Semantic Abstraction for Generalization of Tweet Classification: An Evaluation on Incident-Related Tweets

Tracking #: 1023-2234

Authors: 
Axel Schulz
Christian Guckelsberger
Frederik Janssen

Responsible editor: 
Guest Editors Smart Cities 2014

Submission type: 
Full Paper
Abstract: 
Social media is a rich source of up-to-date information about events such as incidents. The sheer amount of available information makes machine learning approaches a necessity to process this information further. This learning problem is often concerned with regionally restricted datasets such as data from only one city. Because social media data such as tweets varies considerably across different cities, the training of efficient models requires labeling data from each city of interest, which is costly and time consuming. To avoid such an expensive labeling procedure, a generalizable model can be trained on data from one city and then applied to data from different cities. In this paper, we present Semantic Abstraction to improve the generalization of tweet classification. In particular, we derive features from Linked Open Data and include location and temporal mentions. A comprehensive evaluation on twenty datasets from ten different cities shows that Semantic Abstraction is indeed a valuable means for improving generalization. We show that this not only holds for a two-class problem where incident-related tweets are separated from non-related ones but also for a four-class problem where three different incident types and a not-incident related class are distinguished. To get a thorough understanding of the generalization problem itself, we closely examined rule-based models from our evaluation. We conclude that on the one hand, the quality of the model strongly depends on the class distribution. On the other hand, the rules learned on cities with an equal class distribution are in most cases much more intuitive than those induced from skewed distributions. We also found that most of the learned rules rely on the novel semantically abstracted features.
Full PDF Version: 
Tags: 
Reviewed

Decision/Status: 
Accept

Solicited Reviews:
Click to Expand/Collapse
Review #1
By Frank Ostermann submitted on 02/Mar/2015
Suggestion:
Accept
Review Comment:

After comparing the new with the old version, it seems that the authors have substantially revised the paper and addressed all crucial issues. My only remaining remark concerns figures 1 & 2: These are not histograms but stacked bar charts.

Review #2
By Alejandro Llaves submitted on 10/Mar/2015
Suggestion:
Accept
Review Comment:

The authors have addressed all the comments and suggestions from my previous review. Therefore, I think that the paper is ready to be accepted.

Review #3
By Fabrizio Orlandi submitted on 15/Jun/2015
Suggestion:
Accept
Review Comment:

*Originality:*

This paper is an extension of the work presented at the 5th workshop on Semantics for Smart Cities. Moreover, this is a revised version of the article following a first round of reviews.
The paper describes an interesting contribution and it is definitely relevant for the special issue.
The authors introduce an approach, called Semantic Abstraction, that makes use of Linked Data features for a generalised classification of social media text (tweets).
Linked Data based features such as DBpedia categories and entity types (together with other more traditional features extracted from text), are evaluated on Twitter data collected from ten different large cities. The proposed scenario is focused on classifying incidents from tweets and the proposed approach aims at: (i) improving the classification of datasets derived from only one city; (ii) enabling training and testing to be performed on datasets from different cities.

---
*Significance of the Results:*

According to the results of the experiments, the approach is promising and relevant, also considering its comparison with the state of the art. The evaluation is clear, sound and comprehensive. The datasets of the experiments conducted are provided by the authors for reproducibility.

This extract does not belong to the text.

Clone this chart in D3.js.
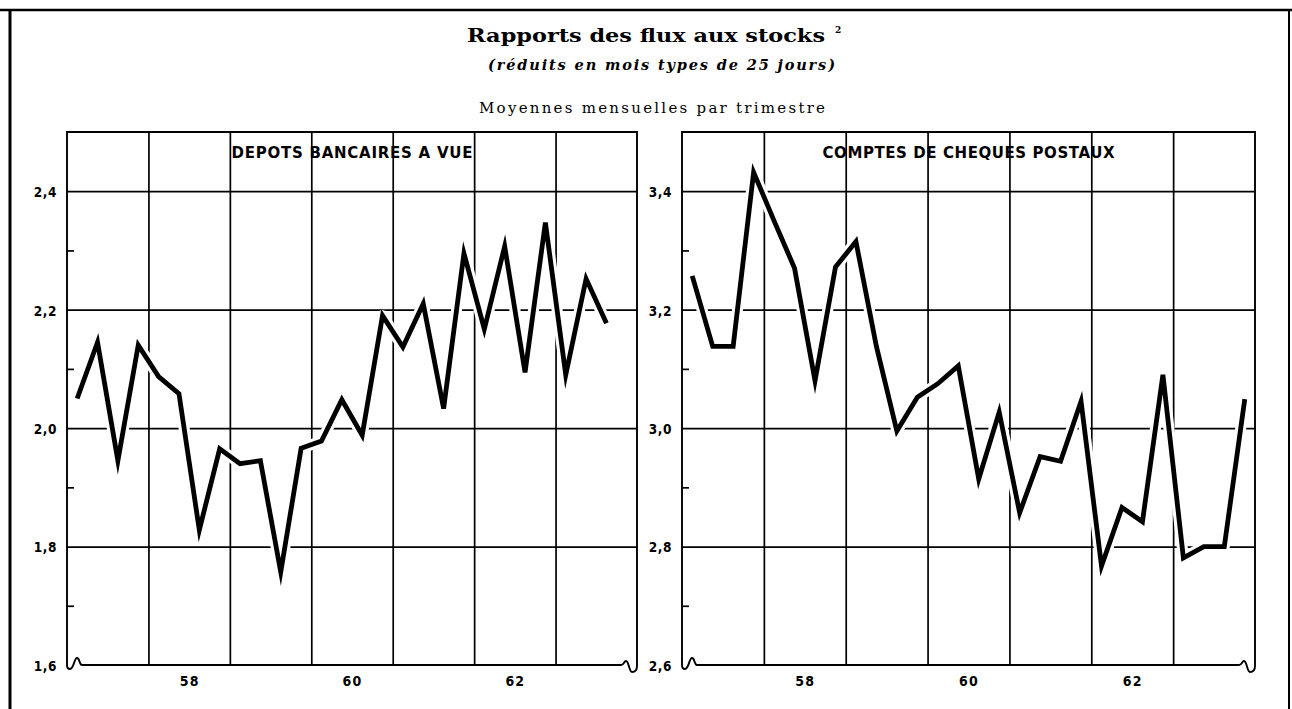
<!DOCTYPE html>
<html>
<head>
<meta charset="utf-8">
<script src="https://cdn.jsdelivr.net/npm/d3@7"></script>
<style>
  html, body { margin: 0; padding: 0; background: #fff; }
  svg { display: block; }
</style>
</head>
<body>
<svg id="chart" width="1292" height="709"></svg>
<script>
// Quarterly periods (trimestres), 1957 to 1963
const quarters = [
  "1957-T1", "1957-T2", "1957-T3", "1957-T4",
  "1958-T1", "1958-T2", "1958-T3", "1958-T4",
  "1959-T1", "1959-T2", "1959-T3", "1959-T4",
  "1960-T1", "1960-T2", "1960-T3", "1960-T4",
  "1961-T1", "1961-T2", "1961-T3", "1961-T4",
  "1962-T1", "1962-T2", "1962-T3", "1962-T4",
  "1963-T1", "1963-T2", "1963-T3", "1963-T4"
];

// Dépôts bancaires à vue (series stops at 1963-T3)
const depotsValues = [
  2.05, 2.145, 1.945, 2.14,
  2.087, 2.058, 1.828, 1.965,
  1.94, 1.945, 1.757, 1.966,
  1.978, 2.048, 1.988, 2.19,
  2.137, 2.21, 2.033, 2.295,
  2.167, 2.307, 2.094, 2.347,
  2.09, 2.252, 2.177
];

// Comptes de chèques postaux
const chequesValues = [
  3.257, 3.138, 3.138, 3.432,
  3.35, 3.27, 3.08, 3.272,
  3.315, 3.138, 2.995, 3.052,
  3.075, 3.105, 2.914, 3.027,
  2.857, 2.952, 2.944, 3.045,
  2.767, 2.866, 2.842, 3.09,
  2.781, 2.8, 2.8, 3.049
];

// Axis ticks
const gridYears = [1958, 1959, 1960, 1961, 1962, 1963];
const labelYears = [1958, 1960, 1962];
const yearLabels = ["58", "60", "62"];
const depotsMajor = [1.6, 1.8, 2.0, 2.2, 2.4];
const depotsMinor = [1.7, 1.9, 2.1, 2.3];
const chequesMajor = [2.6, 2.8, 3.0, 3.2, 3.4];
const chequesMinor = [2.7, 2.9, 3.1, 3.3];
const depotsDomain = [1.6, 2.5];
const chequesDomain = [2.6, 3.5];
const yearDomain = [1957, 1964];

// Texts
const titleText = "Rapports des flux aux stocks";
const titleNote = "2";
const subtitleText = "(réduits en mois types de 25 jours)";
const periodText = "Moyennes mensuelles par trimestre";
const panelTitles = ["DEPOTS BANCAIRES A VUE", "COMPTES DE CHEQUES POSTAUX"];

const svg = d3.select("#chart");
const frFormat = d3.formatLocale({ decimal: ",", thousands: " ", grouping: [3], currency: ["", " F"] }).format(".1f");
const labelFont = "'DejaVu Sans Condensed', 'Liberation Sans Narrow', 'Arial Narrow', sans-serif";
const serifFont = "'DejaVu Serif', 'Liberation Serif', serif";

// Sheet frame
svg.append("line").attr("x1", 0).attr("x2", 1292).attr("y1", 10).attr("y2", 10)
  .attr("stroke", "#000").attr("stroke-width", 2.5);
svg.append("line").attr("x1", 10).attr("x2", 10).attr("y1", 9).attr("y2", 709)
  .attr("stroke", "#000").attr("stroke-width", 3);
svg.append("line").attr("x1", 1289).attr("x2", 1289).attr("y1", 9).attr("y2", 709)
  .attr("stroke", "#000").attr("stroke-width", 2);

// Heading block
svg.append("text")
  .attr("x", 467).attr("y", 42)
  .attr("textLength", 358).attr("lengthAdjust", "spacingAndGlyphs")
  .style("font-family", serifFont)
  .style("font-weight", "bold").style("font-size", "18px")
  .text(titleText);
svg.append("text")
  .attr("x", 835).attr("y", 33)
  .style("font-family", serifFont)
  .style("font-weight", "bold").style("font-size", "9px")
  .text(titleNote);
svg.append("text")
  .attr("x", 488).attr("y", 70)
  .attr("textLength", 347).attr("lengthAdjust", "spacing")
  .style("font-family", serifFont)
  .style("font-style", "italic").style("font-weight", "bold").style("font-size", "14.5px")
  .text(subtitleText);
svg.append("text")
  .attr("x", 479).attr("y", 113)
  .attr("textLength", 346).attr("lengthAdjust", "spacing")
  .style("font-family", serifFont)
  .style("font-size", "15px")
  .text(periodText);

function periodYear(q) {
  const [y, t] = q.split("-T");
  return +y + (+t - 0.5) / 4;
}

function drawPanel(cfg) {
  const top = 132, bottom = 665;
  const x = d3.scaleLinear().domain(yearDomain).range([cfg.left, cfg.right]);
  const y = d3.scaleLinear().domain(cfg.domain).range([bottom, top]);
  const g = svg.append("g");
  const w = cfg.right - cfg.left;

  // Horizontal grid (major values)
  g.append("g")
    .attr("transform", `translate(${cfg.left},0)`)
    .call(d3.axisLeft(y).tickValues(cfg.major.filter(v => v > cfg.domain[0])).tickSize(-w).tickFormat(""))
    .call(a => a.select(".domain").remove())
    .call(a => a.selectAll("line").attr("stroke", "#000").attr("stroke-width", 1.7));

  // Vertical grid at year boundaries
  g.append("g")
    .attr("transform", `translate(0,${bottom})`)
    .call(d3.axisBottom(x).tickValues(gridYears).tickSize(-(bottom - top)).tickFormat(""))
    .call(a => a.select(".domain").remove())
    .call(a => a.selectAll("line").attr("stroke", "#000").attr("stroke-width", 1.7));

  // Minor ticks, pointing inward
  g.append("g")
    .attr("transform", `translate(${cfg.left},0)`)
    .call(d3.axisLeft(y).tickValues(cfg.minor).tickSize(-7).tickFormat(""))
    .call(a => a.select(".domain").remove())
    .call(a => a.selectAll("line").attr("stroke", "#000").attr("stroke-width", 1.7));

  // Y labels
  const ya = g.append("g")
    .attr("transform", `translate(${cfg.left},0)`)
    .call(d3.axisLeft(y).tickValues(cfg.major).tickSize(0).tickPadding(10).tickFormat(frFormat));
  ya.select(".domain").remove();
  ya.selectAll("text")
    .attr("dy", "0.4em")
    .style("font-family", labelFont).style("font-weight", "bold")
    .style("font-size", "13.5px").style("letter-spacing", "0.6px").attr("fill", "#000");

  // X labels centred in the year
  const xa = g.append("g")
    .attr("transform", `translate(0,${bottom})`)
    .call(d3.axisBottom(x).tickValues(labelYears.map(v => v + 0.5)).tickSize(0).tickPadding(11)
      .tickFormat((d, i) => yearLabels[i]));
  xa.select(".domain").remove();
  xa.selectAll("text")
    .style("font-family", labelFont).style("font-weight", "bold")
    .style("font-size", "14px").style("letter-spacing", "1.2px").attr("fill", "#000");

  // Panel frame with axis-break marks at the bottom corners
  const L = cfg.left, R = cfg.right, B = bottom;
  const framePath =
    `M${L + 15},${B} C${L + 12},${B} ${L + 13},${B - 7} ${L + 10},${B - 7} ` +
    `C${L + 7},${B - 7} ${L + 7},${B + 4} ${L + 3},${B + 4} C${L + 1},${B + 4} ${L},${B + 2} ${L},${B} ` +
    `L${L},${top} L${R},${top} L${R},${B + 1} ` +
    `C${R},${B + 5} ${R - 2},${B + 7} ${R - 5},${B + 7} C${R - 8},${B + 7} ${R - 8},${B - 4} ${R - 11},${B - 4} ` +
    `C${R - 13},${B - 4} ${R - 13},${B} ${R - 16},${B}`;
  g.append("path").attr("d", framePath).attr("fill", "none")
    .attr("stroke", "#000").attr("stroke-width", 1.9);
  g.append("line").attr("x1", L + 15).attr("x2", R - 16).attr("y1", B).attr("y2", B)
    .attr("stroke", "#000").attr("stroke-width", 2.2);

  // Panel title
  g.append("text")
    .attr("x", (L + R) / 2).attr("y", 158)
    .attr("text-anchor", "middle")
    .attr("textLength", cfg.titleWidth).attr("lengthAdjust", "spacing")
    .style("font-family", "'DejaVu Sans', 'Open Sans', sans-serif")
    .style("font-weight", "bold").style("font-size", "15px")
    .text(cfg.title);

  // Series: white halo breaks the grid where the curve crosses it
  const pts = cfg.values.map((v, i) => [x(periodYear(quarters[i])), y(v)]);
  const line = d3.line();
  g.append("path").attr("d", line(pts)).attr("fill", "none")
    .attr("stroke", "#fff").attr("stroke-width", 11).attr("stroke-linejoin", "round");
  g.append("path").attr("d", line(pts)).attr("fill", "none")
    .attr("stroke", "#000").attr("stroke-width", 4.8)
    .attr("stroke-linejoin", "miter").attr("stroke-miterlimit", 6);
}

drawPanel({ left: 67, right: 637, domain: depotsDomain, major: depotsMajor, minor: depotsMinor,
  values: depotsValues, title: panelTitles[0], titleWidth: 241 });
drawPanel({ left: 682, right: 1255, domain: chequesDomain, major: chequesMajor, minor: chequesMinor,
  values: chequesValues, title: panelTitles[1], titleWidth: 292 });
</script>
</body>
</html>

The authors have taken most of the comments of the reviewers into consideration and improved the paper considerably. I would recommend to accept this paper for publication.

My main suggestion would be to include a short discussion on how to use different Linked Data sources (not only DBpedia but also domain specific ones) and additional Linked Data based features (not only categories and types), as suggested by one of the reviewers. The authors mention this only as future work but this is an interesting challenge and the authors' opinion on this would add value to the paper.

In this work tweets are represented as a set of words, as unigrams and bigrams, what about trigrams, etc.? Please add just a short justification about this.

---
*Quality of the writing:*

The paper is well written, clear and properly structured. It has been improved according to the reviewers' feedback.
A few minor remarks:

* Section 1:

In: "Semantically low ("accident" and "car collision") or more abstract level ("I-90" ....)."
it seems to be the opposite.

"The first involve training and testing our models on data" -> "The first involves training and testing our models on data"

* Section 2:

"Listing 1: Extracted DBpedia..." (not DBPedia)

** Section 2.2:
The words "proper" and "common" could be emphasized using italic font.

* Section 3:
** Section 3.2:
"explanation marks" -> "exclamation marks"

* Table 4 & 5: add "F-Measure" in the caption of the tables or in the tables themselves.

** Section 4.3:
"we investigated two crucial questions regarding the properties the different datasets." -> "we investigated two crucial questions regarding the properties of the different datasets."

* Table 8: Align the caption as in Table 9.

* References: refs. [25] and [26] are duplicates.